Your answer should be a single number: the count of lines in the material below that hold "chart".
################
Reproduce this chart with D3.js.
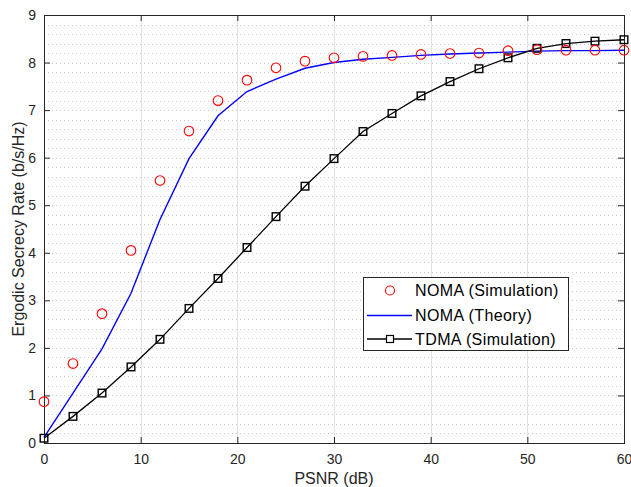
<!DOCTYPE html>
<html>
<head>
<meta charset="utf-8">
<script src="https://cdn.jsdelivr.net/npm/d3@7"></script>
<style>
  body { margin: 0; background: #fff; }
  text { font-family: "Liberation Sans", Arial, sans-serif; }
</style>
</head>
<body>
<div id="chart"></div>
<script>
// data
const psnr = [0, 3, 6, 9, 12, 15, 18, 21, 24, 27, 30, 33, 36, 39, 42, 45, 48, 51, 54, 57, 60];
const nomaSim = [0.87, 1.67, 2.72, 4.05, 5.52, 6.56, 7.2, 7.63, 7.89, 8.03, 8.1, 8.13, 8.15, 8.17, 8.19, 8.2, 8.25, 8.27, 8.26, 8.26, 8.26];
const nomaTheory = [0.12, 1.05, 1.98, 3.15, 4.7, 5.98, 6.88, 7.39, 7.65, 7.88, 8.0, 8.07, 8.11, 8.15, 8.18, 8.2, 8.22, 8.24, 8.25, 8.25, 8.26];
const tdmaSim = [0.1, 0.56, 1.05, 1.6, 2.18, 2.83, 3.46, 4.11, 4.76, 5.4, 5.98, 6.55, 6.93, 7.3, 7.6, 7.87, 8.1, 8.3, 8.4, 8.45, 8.48];
const xTicks = [0, 10, 20, 30, 40, 50, 60];
const yTicks = [0, 1, 2, 3, 4, 5, 6, 7, 8, 9];
const legendLabels = ["NOMA (Simulation)", "NOMA (Theory)", "TDMA (Simulation)"];

const W = 631, H = 487;
const margin = {left: 44, right: 7, top: 15, bottom: 44};
const iw = W - margin.left - margin.right;
const ih = H - margin.top - margin.bottom;

const svg = d3.select("#chart").append("svg")
  .attr("width", W).attr("height", H);

const x = d3.scaleLinear().domain([0, 60]).range([0, iw]);
const y = d3.scaleLinear().domain([0, 9]).range([ih, 0]);

const g = svg.append("g").attr("transform", `translate(${margin.left},${margin.top})`);

// dotted horizontal grid every 0.2
const minorY = d3.range(0, 9.001, 0.2).slice(1, -1);
g.selectAll(".hgrid").data(minorY).join("line")
  .attr("x1", 0).attr("x2", iw)
  .attr("y1", d => Math.round(y(d)) + 0.5).attr("y2", d => Math.round(y(d)) + 0.5)
  .attr("stroke", "#c8c8c8").attr("stroke-width", 1)
  .attr("stroke-dasharray", "1,3");

// solid vertical grid at major ticks
g.selectAll(".vgrid").data(xTicks.slice(1, -1)).join("line")
  .attr("x1", d => Math.round(x(d)) + 0.5).attr("x2", d => Math.round(x(d)) + 0.5)
  .attr("y1", 0).attr("y2", ih)
  .attr("stroke", "#e2e2e2").attr("stroke-width", 1);

// axes (ticks inward, mirrored)
function styleAxis(sel) {
  sel.select(".domain").remove();
  sel.selectAll(".tick line").attr("stroke", "#262626");
  sel.selectAll(".tick text").attr("fill", "#262626")
    .style("font-size", "14px").style("font-family", "Liberation Sans, Arial, sans-serif");
}
g.append("g").attr("transform", `translate(0,${ih})`)
  .call(d3.axisBottom(x).tickValues(xTicks).tickSize(-6).tickPadding(11))
  .call(styleAxis);
g.append("g")
  .call(d3.axisTop(x).tickValues(xTicks).tickSize(-6).tickFormat(""))
  .call(styleAxis);
g.append("g")
  .call(d3.axisLeft(y).tickValues(yTicks).tickSize(-6).tickPadding(8))
  .call(styleAxis);
g.append("g").attr("transform", `translate(${iw},0)`)
  .call(d3.axisRight(y).tickValues(yTicks).tickSize(-6).tickFormat(""))
  .call(styleAxis);

g.append("rect").attr("x", 0.5).attr("y", 0.5).attr("width", iw).attr("height", ih)
  .attr("fill", "none").attr("stroke", "#262626").attr("stroke-width", 1);

// series
const line = d3.line().x(d => x(d[0])).y(d => y(d[1]));

g.append("path").datum(psnr.map((p, i) => [p, nomaTheory[i]]))
  .attr("d", line).attr("fill", "none").attr("stroke", "#0000ff").attr("stroke-width", 1.4);

const tdma = psnr.map((p, i) => [p, tdmaSim[i]]);
g.append("path").datum(tdma)
  .attr("d", line).attr("fill", "none").attr("stroke", "#000").attr("stroke-width", 1.3);
g.selectAll(".sq").data(tdma).join("rect")
  .attr("x", d => x(d[0]) - 3.8).attr("y", d => y(d[1]) - 3.8)
  .attr("width", 7.6).attr("height", 7.6)
  .attr("fill", "none").attr("stroke", "#000").attr("stroke-width", 1.4);

g.selectAll(".circ").data(psnr.map((p, i) => [p, nomaSim[i]])).join("circle")
  .attr("cx", d => x(d[0])).attr("cy", d => y(d[1])).attr("r", 4.8)
  .attr("fill", "none").attr("stroke", "#ff0000").attr("stroke-width", 1.1);

// axis labels
svg.append("text").attr("x", margin.left + iw / 2).attr("y", 484)
  .attr("text-anchor", "middle").attr("fill", "#262626").style("font-size", "16px")
  .text("PSNR (dB)");
svg.append("text").attr("transform", `translate(24,${margin.top + ih / 2}) rotate(-90)`)
  .attr("text-anchor", "middle").attr("fill", "#262626").style("font-size", "16px")
  .text("Ergodic Secrecy Rate (b/s/Hz)");

// legend
const lg = svg.append("g").attr("transform", "translate(363,277)");
lg.append("rect").attr("x", 0.5).attr("y", 0.5).attr("width", 205).attr("height", 73)
  .attr("fill", "#fff").attr("stroke", "#262626").attr("stroke-width", 1);
const rowY = [13.5, 38.5, 62];
legendLabels.forEach((lab, i) => {
  const ry = rowY[i];
  if (i === 0) {
    lg.append("circle").attr("cx", 27).attr("cy", ry).attr("r", 4.5)
      .attr("fill", "none").attr("stroke", "#ff0000").attr("stroke-width", 1.1);
  } else {
    lg.append("line").attr("x1", 4).attr("x2", 49).attr("y1", ry).attr("y2", ry)
      .attr("stroke", i === 1 ? "#0000ff" : "#000").attr("stroke-width", 1.3);
    if (i === 2) {
      lg.append("rect").attr("x", 23.5).attr("y", ry - 3.5).attr("width", 7).attr("height", 7)
        .attr("fill", "#fff").attr("stroke", "#000").attr("stroke-width", 1.2);
    }
  }
  lg.append("text").attr("x", 52).attr("y", ry).attr("dy", "0.36em")
    .attr("fill", "#000").style("font-size", "16px").style("letter-spacing", "0.4px").text(lab);
});
</script>
</body>
</html>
################
• [Problem solution] 3